One of the characteristics of these March buyers is that they frequently pose the question: “What do you recommend?” The sales clerks are well briefed as to how to cater to these special purchasers.

“In general, these customers don’t like to be proposed merchandise that’s too eye-catching, but most adore the very expensive watches,” said one particularly experienced saleswoman. Gucci handbags, Hermes scarves and Montblanc pens are also popular items. One suspects men are buying them as gifts for the ladies.

“Our survey focused on this special peak season that only exists in Beijing,” the Italian distributor said. “It demonstrates that many of these purchases are meant as gifts.”

According to “The 2011 Study of the Chinese Luxury Goods Market” conducted and published last December by Bain & Company, a strategic consulting firm, Chinese consumers spent roughly $33 billion on luxury goods in 2011. Roughly 30% of those purchases were gifts.

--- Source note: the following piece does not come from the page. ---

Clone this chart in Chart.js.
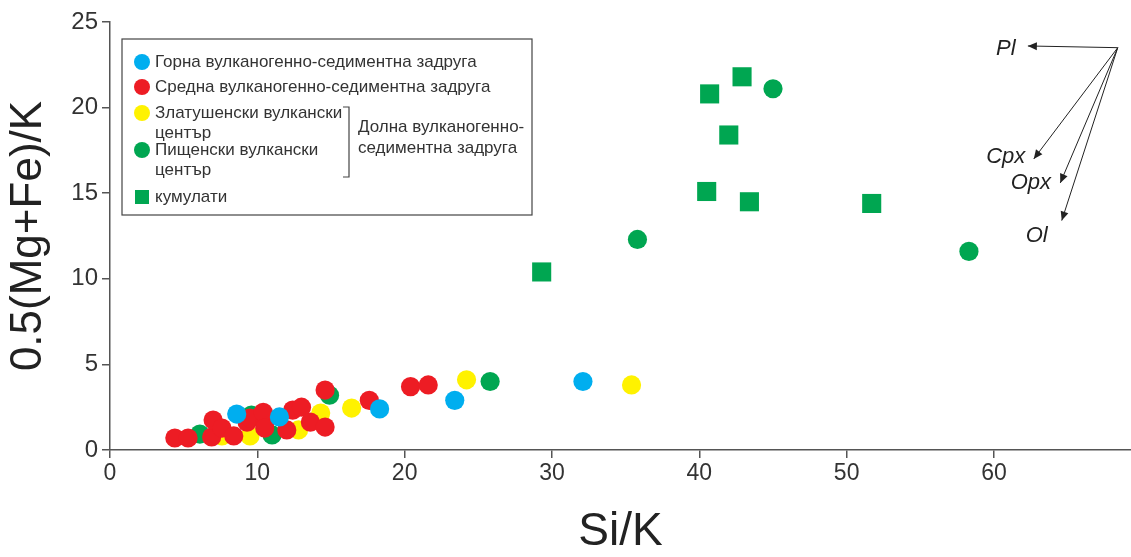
<!DOCTYPE html>
<html>
<head>
<meta charset="utf-8">
<script src="https://cdn.jsdelivr.net/npm/chart.js@4.4.1/dist/chart.umd.min.js"></script>
<style>
  html, body { margin: 0; padding: 0; background: #fff; }
  #wrap { width: 1131px; height: 557px; }
</style>
</head>
<body>
<div id="wrap"><canvas id="chart" width="1131" height="557"></canvas></div>
<script>
// Si/K values (x) and 0.5(Mg+Fe)/K values (y) per group
const upperX = [8.6, 11.5, 18.3, 23.4, 32.1];
const upperY = [2.1, 1.93, 2.4, 2.9, 4.0];

const middleX = [4.4, 5.3, 6.9, 7.0, 7.6, 8.4, 9.3, 9.5, 10.5, 10.4, 10.5, 12.0, 12.4, 13.0, 13.6, 14.6, 14.6, 17.6, 20.4, 21.6];
const middleY = [0.7, 0.7, 0.76, 1.75, 1.28, 0.82, 1.63, 1.87, 1.58, 2.2, 1.28, 1.17, 2.33, 2.5, 1.63, 1.34, 3.5, 2.9, 3.7, 3.8];

const zlatX = [7.6, 9.5, 12.8, 14.3, 16.4, 24.2, 35.4];
const zlatY = [0.82, 0.82, 1.17, 2.16, 2.45, 4.1, 3.8];

const pishX = [6.1, 9.6, 11.0, 14.9, 25.8, 35.8, 45.0, 58.3];
const pishY = [0.93, 2.04, 0.88, 3.2, 4.0, 12.3, 21.1, 11.6];

const cumX = [29.3, 40.7, 42.9, 42.0, 40.5, 43.4, 51.7];
const cumY = [10.4, 20.8, 21.8, 18.4, 15.1, 14.5, 14.4];

const xTicks = [0, 10, 20, 30, 40, 50, 60];
const yTicks = [0, 5, 10, 15, 20, 25];

// mineral vectors: [label, tipX, tipY, labelX, labelY]
const vecOrigin = [68.4, 23.5];
const vectors = [
  ["Pl", 62.3, 23.6, 60.8, 23.45],
  ["Cpx", 62.7, 17.0, 60.8, 17.15],
  ["Opx", 64.5, 15.6, 62.5, 15.6],
  ["Ol", 64.6, 13.4, 62.9, 12.5],
];

const BLUE = "#00aeef";
const RED = "#ed1c24";
const YELLOW = "#fff200";
const GREEN = "#00a651";
const AXIS = "#555";

const pts = (xs, ys) => xs.map((x, i) => ({ x, y: ys[i] }));

function circleSet(label, xs, ys, color, order) {
  return {
    label,
    data: pts(xs, ys),
    backgroundColor: color,
    borderWidth: 0,
    pointStyle: "circle",
    pointRadius: 9.6,
    pointHoverRadius: 9.6,
    order,
  };
}

const legendItems = [
  { color: BLUE, lines: ["Горна вулканогенно-седиментна задруга"] },
  { color: RED, lines: ["Средна вулканогенно-седиментна задруга"] },
  { color: YELLOW, lines: ["Златушенски вулкански", "център"] },
  { color: GREEN, lines: ["Пищенски вулкански", "център"] },
  { color: GREEN, lines: ["кумулати"], square: true },
];

const legendBox = {
  id: "legendBox",
  afterDraw(chart) {
    const { ctx, chartArea } = chart;
    const x0 = chartArea.left + 12;
    const y0 = chartArea.top + 17;
    ctx.save();
    ctx.strokeStyle = "#444";
    ctx.lineWidth = 1.2;
    ctx.fillStyle = "#fff";
    ctx.fillRect(x0, y0, 410, 176);
    ctx.strokeRect(x0, y0, 410, 176);

    ctx.font = "17px 'Liberation Sans', Arial, sans-serif";
    ctx.textBaseline = "middle";
    const rows = [23, 48, 74, 111, 158];
    legendItems.forEach((it, i) => {
      const cy = y0 + rows[i];
      ctx.fillStyle = it.color;
      if (it.square) {
        ctx.fillRect(x0 + 13, cy - 7, 14, 14);
      } else {
        ctx.beginPath();
        ctx.arc(x0 + 20, cy, 8, 0, Math.PI * 2);
        ctx.fill();
      }
      ctx.fillStyle = "#333";
      it.lines.forEach((t, j) => ctx.fillText(t, x0 + 33, cy + j * 20));
    });

    // bracket for the lower group
    const bx = x0 + 227;
    ctx.strokeStyle = "#444";
    ctx.lineWidth = 1.2;
    ctx.beginPath();
    ctx.moveTo(bx - 6, y0 + 68);
    ctx.lineTo(bx, y0 + 68);
    ctx.lineTo(bx, y0 + 138);
    ctx.lineTo(bx - 6, y0 + 138);
    ctx.stroke();
    ctx.fillStyle = "#333";
    ctx.fillText("Долна вулканогенно-", bx + 9, y0 + 88);
    ctx.fillText("седиментна задруга", bx + 9, y0 + 109);
    ctx.restore();
  },
};

function arrowHead(ctx, x1, y1, x2, y2) {
  const a = Math.atan2(y2 - y1, x2 - x1);
  const len = 9, w = 4;
  ctx.beginPath();
  ctx.moveTo(x2, y2);
  ctx.lineTo(x2 - len * Math.cos(a) + w * Math.sin(a), y2 - len * Math.sin(a) - w * Math.cos(a));
  ctx.lineTo(x2 - len * Math.cos(a) - w * Math.sin(a), y2 - len * Math.sin(a) + w * Math.cos(a));
  ctx.closePath();
  ctx.fill();
}

const mineralVectors = {
  id: "mineralVectors",
  afterDraw(chart) {
    const { ctx } = chart;
    const sx = chart.scales.x, sy = chart.scales.y;
    const ox = sx.getPixelForValue(vecOrigin[0]);
    const oy = sy.getPixelForValue(vecOrigin[1]);
    ctx.save();
    ctx.strokeStyle = "#222";
    ctx.fillStyle = "#222";
    ctx.lineWidth = 1;
    ctx.font = "italic 22px 'Liberation Sans', Arial, sans-serif";
    ctx.textAlign = "center";
    ctx.textBaseline = "middle";
    for (const [label, tx, ty, lx, ly] of vectors) {
      const px = sx.getPixelForValue(tx), py = sy.getPixelForValue(ty);
      ctx.beginPath();
      ctx.moveTo(ox, oy);
      ctx.lineTo(px, py);
      ctx.stroke();
      arrowHead(ctx, ox, oy, px, py);
      ctx.fillText(label, sx.getPixelForValue(lx), sy.getPixelForValue(ly));
    }
    ctx.restore();
  },
};

new Chart(document.getElementById("chart"), {
  type: "scatter",
  data: {
    datasets: [
      circleSet("Горна вулканогенно-седиментна задруга", upperX, upperY, BLUE, 1),
      circleSet("Средна вулканогенно-седиментна задруга", middleX, middleY, RED, 2),
      circleSet("Пищенски вулкански център", pishX, pishY, GREEN, 3),
      circleSet("Златушенски вулкански център", zlatX, zlatY, YELLOW, 4),
      {
        label: "кумулати",
        data: pts(cumX, cumY),
        backgroundColor: GREEN,
        borderWidth: 0,
        pointStyle: "rect",
        pointRadius: 13.5,
        pointHoverRadius: 13.5,
        order: 0,
      },
    ],
  },
  options: {
    responsive: false,
    animation: false,
    devicePixelRatio: 1,
    layout: { autoPadding: false, padding: { top: 22, right: 0, left: 0, bottom: 0 } },
    plugins: { legend: { display: false }, tooltip: { enabled: false } },
    scales: {
      x: {
        type: "linear",
        min: 0,
        max: 69.3,
        afterBuildTicks: (s) => { s.ticks = xTicks.map((v) => ({ value: v })); },
        afterFit: (s) => { s.height = 107; },
        border: { color: AXIS, width: 1.5 },
        grid: { drawOnChartArea: false, tickLength: 8, color: AXIS, lineWidth: 1.5 },
        ticks: {
          color: "#333",
          padding: 2,
          maxRotation: 0,
          font: { family: "'Liberation Sans Narrow', 'Liberation Sans', Arial", size: 23 },
        },
        title: {
          display: true,
          text: "Si/K",
          color: "#222",
          padding: { top: 0, bottom: 2 },
          font: { family: "'Liberation Sans', Arial", size: 46, lineHeight: 1 },
        },
      },
      y: {
        type: "linear",
        min: 0,
        max: 25,
        afterBuildTicks: (s) => { s.ticks = yTicks.map((v) => ({ value: v })); },
        afterFit: (s) => { s.width = 110; },
        border: { color: AXIS, width: 1.5 },
        grid: { drawOnChartArea: false, tickLength: 8, color: AXIS, lineWidth: 1.5 },
        ticks: {
          color: "#333",
          padding: 4,
          font: { family: "'Liberation Sans', Arial", size: 24 },
        },
        title: {
          display: true,
          text: "0.5(Mg+Fe)/K",
          color: "#222",
          padding: { top: 7, bottom: 0 },
          font: { family: "'Liberation Sans', Arial", size: 44, lineHeight: 1 },
        },
      },
    },
  },
  plugins: [legendBox, mineralVectors],
});
</script>
</body>
</html>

"Though sales spike in March during the national congresses, executives of luxury goods companies say that lavishing government officials with such products is a year-round practice that reflects China’s culture of gift-giving and tradition of basing business decisions on personal relationships," David Barboza, a reporter with the New York Times, wrote in an article about the subject published three years ago.

A more recent report from China Economic Weekly (中国经济周刊) quoted a leader from Beijing Supervision Commission saying that "unless we had been told by a corrupt official, we wouldn't even know that a pair of glasses could cost several million yuan."